Many a time students are forced to read books they can hardly relate to. Their situations and conditions and those described in the books are so disparate that an attempt to implement anything outlined in the book proves futile. Many students and industrialists have falsely concluded that a divergence exist between academic syllabuses and an industrialist’s needs.
The same theories are taught to students across cultures; Probability theory, Supply and Demand, Game theory, Gaussian curve etc. Academicians should be able to amend these theories to reflect a country’s conditions. Sadly, it is this link that our academicians seem to have failed to make; they blindly follow the examples in these foreign books and forget that the conditions are not the same. So we end up criticising the course instead of the mode.
For many years, development planners and economists of the Bretton Woods Institutions and our development partners (or donor countries) faced similar problems. The assumption is that there is a one-size-fits-all strategy towards development. This, however, causes failure after failure of important projects and programmes and the loss of millions of dollars.
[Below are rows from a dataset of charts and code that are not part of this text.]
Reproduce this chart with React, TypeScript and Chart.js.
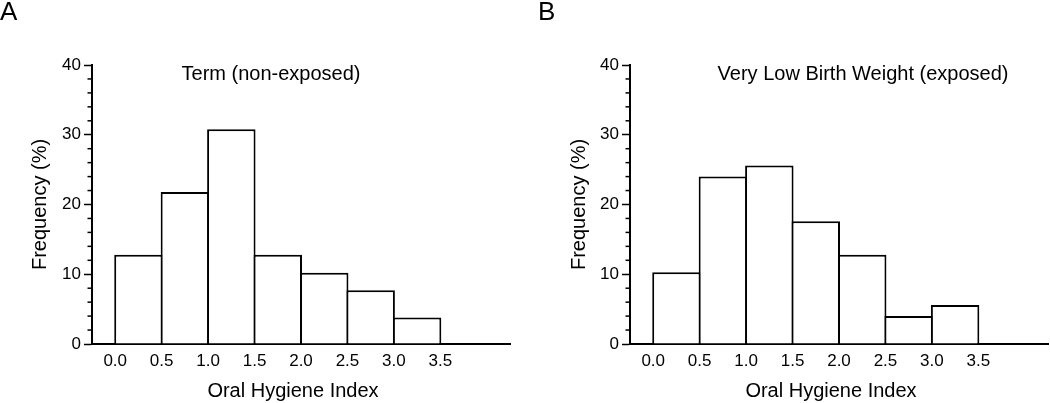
import React, { useEffect, useRef } from "react";
import { Chart, registerables } from "chart.js";

Chart.register(...registerables);

// ---- data ----
const binEdges = [0, 0.5, 1.0, 1.5, 2.0, 2.5, 3.0, 3.5];
const termFreq = [12.8, 21.8, 30.8, 12.8, 10.2, 7.7, 3.8];
const vlbwFreq = [10.3, 24.0, 25.6, 17.6, 12.8, 4.0, 5.6];
const yMajorTicks = [0, 10, 20, 30, 40];
const yMinorStep = 2;
const panelLetters = ["A", "B"];
const panelTitles = ["Term (non-exposed)", "Very Low Birth Weight (exposed)"];
const xAxisTitle = "Oral Hygiene Index";
const yAxisTitle = "Frequency (%)";

const FONT = "'Liberation Sans', Arial, Helvetica, sans-serif";

type Panel = {
  letter: string;
  title: string;
  freq: number[];
  yScaleWidth: number;
  padRight: number;
  yTitlePad: number;
  letterX: number;
  titleX: number;
};

const panels: Panel[] = [
  {
    letter: panelLetters[0],
    title: panelTitles[0],
    freq: termFreq,
    yScaleWidth: 92,
    padRight: 15,
    yTitlePad: 28.5,
    letterX: 0,
    titleX: 271,
  },
  {
    letter: panelLetters[1],
    title: panelTitles[1],
    freq: vlbwFreq,
    yScaleWidth: 105,
    padRight: 2,
    yTitlePad: 42,
    letterX: 13,
    titleX: 338,
  },
];

const annotPlugin = {
  id: "annot",
  afterDraw(chart: any, _args: any, opts: any) {
    const { ctx, chartArea } = chart;
    const y = chart.scales.y;
    ctx.save();
    ctx.strokeStyle = "#000";
    ctx.lineWidth = 1.5;
    for (let v = y.min; v <= y.max; v += yMinorStep) {
      if (yMajorTicks.includes(v)) continue;
      const py = y.getPixelForValue(v);
      ctx.beginPath();
      ctx.moveTo(chartArea.left - 4.5, py);
      ctx.lineTo(chartArea.left, py);
      ctx.stroke();
    }
    ctx.fillStyle = "#000";
    ctx.textBaseline = "alphabetic";
    ctx.font = `26px ${FONT}`;
    ctx.textAlign = "left";
    ctx.fillText(opts.letter, opts.letterX, 20);
    ctx.font = `20px ${FONT}`;
    ctx.textAlign = "center";
    ctx.fillText(opts.title, opts.titleX, 80);
    ctx.fillText(xAxisTitle, (chartArea.left + chartArea.right) / 2 - 8, 397);
    ctx.restore();
  },
};

function makeConfig(p: Panel): any {
  const centers = binEdges.slice(0, -1).map((e, i) => (e + binEdges[i + 1]) / 2);
  return {
    type: "bar",
    data: {
      datasets: [
        {
          data: centers.map((c, i) => ({ x: c, y: p.freq[i] })),
          backgroundColor: "#ffffff",
          borderColor: "#000000",
          borderWidth: 2,
          borderSkipped: "start",
          barPercentage: 1.043,
          categoryPercentage: 1,
          inflateAmount: 0,
        },
      ],
    },
    options: {
      responsive: false,
      animation: false,
      devicePixelRatio: 1,
      layout: { padding: { top: 65, right: p.padRight, left: 0, bottom: 0 } },
      plugins: {
        legend: { display: false },
        tooltip: { enabled: false },
        annot: { letter: p.letter, title: p.title, letterX: p.letterX, titleX: p.titleX },
      },
      scales: {
        x: {
          type: "linear",
          min: -0.25,
          max: 4.25,
          offset: false,
          afterBuildTicks: (s: any) => {
            s.ticks = binEdges.map((v) => ({ value: v }));
          },
          afterFit: (s: any) => {
            s.height = 59;
          },
          ticks: {
            callback: (v: any) => Number(v).toFixed(1),
            font: { size: 17, family: FONT },
            color: "#000",
            padding: 7,
            maxRotation: 0,
            autoSkip: false,
          },
          grid: { display: false, drawOnChartArea: false, drawTicks: false, offset: false },
          border: { display: true, color: "#000", width: 2 },
        },
        y: {
          type: "linear",
          min: 0,
          max: 40,
          afterBuildTicks: (s: any) => {
            s.ticks = yMajorTicks.map((v) => ({ value: v }));
          },
          afterFit: (s: any) => {
            s.width = p.yScaleWidth;
          },
          ticks: {
            font: { size: 17, family: FONT },
            color: "#000",
            padding: 3,
          },
          grid: {
            drawOnChartArea: false,
            drawTicks: true,
            tickLength: 8,
            tickColor: "#000",
            tickWidth: 1.5,
          },
          border: { display: true, color: "#000", width: 2 },
          title: {
            display: true,
            text: yAxisTitle,
            color: "#000",
            font: { size: 20, family: FONT },
            padding: { top: p.yTitlePad, bottom: 0 },
          },
        },
      },
    },
    plugins: [annotPlugin],
  };
}

export default function App() {
  const refA = useRef<HTMLCanvasElement>(null);
  const refB = useRef<HTMLCanvasElement>(null);

  useEffect(() => {
    const refs = [refA, refB];
    const charts = panels.map((p, i) => new Chart(refs[i].current as HTMLCanvasElement, makeConfig(p)));
    return () => charts.forEach((c) => c.destroy());
  }, []);

  return (
    <div style={{ position: "fixed", left: 0, top: 0, width: 1050, height: 403, background: "#fff" }}>
      <canvas ref={refA} width={525} height={403} style={{ position: "absolute", left: 0, top: 0 }} />
      <canvas ref={refB} width={525} height={403} style={{ position: "absolute", left: 525, top: 0 }} />
    </div>
  );
}
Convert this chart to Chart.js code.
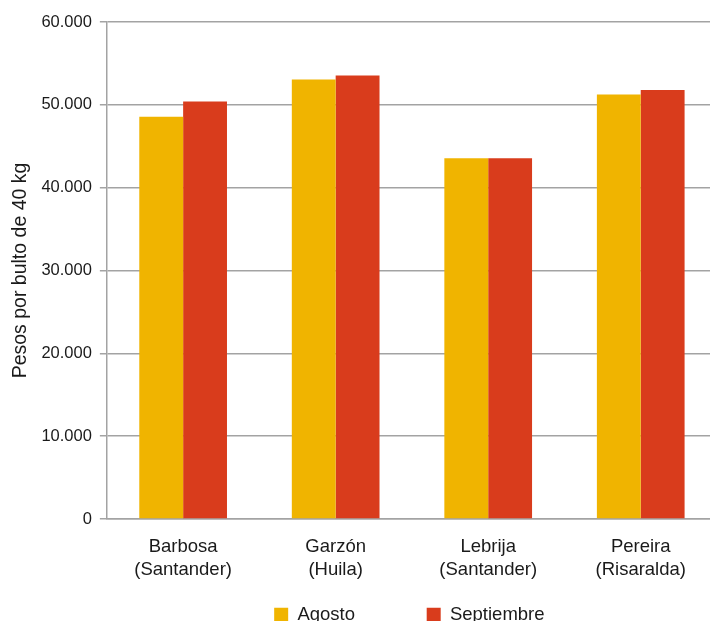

However, it is refreshing to know that some Ghanaians have come around to solving this problem that has become inimical to our development. Either through publications and/or their actions, some Ghanaians have realised that the status quo cannot remain. The need for change has never been greater. In Kuenyehia on Entrepreneurship (RDF Business Series, 2012; 671) by Elikem Nutifafa Kuenyehia with foreword by Sam Jonah, the author sought to bridge the gap between universal principles of entrepreneurship and localised requirements; it is a textbook on Chanaian entrepreneurship that puts known faces to achievements.
Elikem has written a book that deals with issues Ghanaian students can relate to. About principles they can apply within the environment they find themselves. He has carefully localised universal principles and made it accessible to the reader in ways that have never been done before. The book is divided into fourteen chapters, from Introduction to The Business Plan. Even in the introduction, where Elikem discusses the History and Development of Entrepreneurship, he still finds ways to make it Ghanaian; defining Entrepreneurship in the Ghanaian context and thus setting the tone for the book in general. In this chapter he discusses such pertinent issues as the challenges young Entrepreneurs and start-ups are likely to face.
Needless to say, all through this book, he makes examples of Ghanaian Entrepreneurs; he provides expositions on the Ghanaian government’s policies that have either helped or failed to help Ghanaian companies and Ghanaian Entrepreneurs. Are we not all tired of the Gates-Buffet-Dell examples? How many of us have not been put off by those names when we clearly know that the number of days it takes to open a business in the country these indiciduals come from is far lower than what we face as Ghanaians? How many of us have not been put off when we know that our interest rates have never fallen below 20% whereas in America banks sometimes charge as low as 0.5%? Thus, it is refreshing to learn how people we know, in our communities, have worked around these obstacles. It gives hope that it can be done. For instance, in Chapter Seven, Elikem discusses “Acquiring Financial Resources”. He discusses this along the lines of equity financing, debt financing, trade credit, government and donor sources of funding, and government policies and access to finance. The last chapter of the book is on developing business plans. The author took his time to elaborate on the requirements of a good business plan and what a business plan is supposed to do.
To further help the reader, at the end of each chapter is a case study and a set of questions on the case to foster discussion… Also provided are notes and references that the astute student will find useful for further reading.
The thesis that the private sector is the engine of growth is well-documented with evidence to prove the claim.
If the private sector is the engine required to zoom Ghana from the lower middle income status to a high-income status, then local entrepreneurs who wouldn’t repatriate their profits to other countries (through capital flight) and who have their skins-in-the-game (as Nassim Taleb will say) are the cyinders, pistons, spark plugs, valves, crankshafts, connecting rods, and sumps. The government only has to provide the right oil through its policies. Creating local entrepreneurs begins from an idea; an idea that is germane to the country and factors in its unique environment. This means localising textbooks like Elikem’s.
Kuenyehia on Entrepreneurship is a comprehensive text for students and those interested in the practicalities of entrepreneurship. It should be read, assimilated and implemented. Besides, unlike most other books where their authors were clearly inspired by reading philosophical works or the autobiographies and memoirs of Buffet and Co, this book has been written by one who walks his talk and practices his preach.
The author himself is an embodiment of the Ghanaian Entrepreneur Kuenyehia on Entrepreneurship is highly recommended.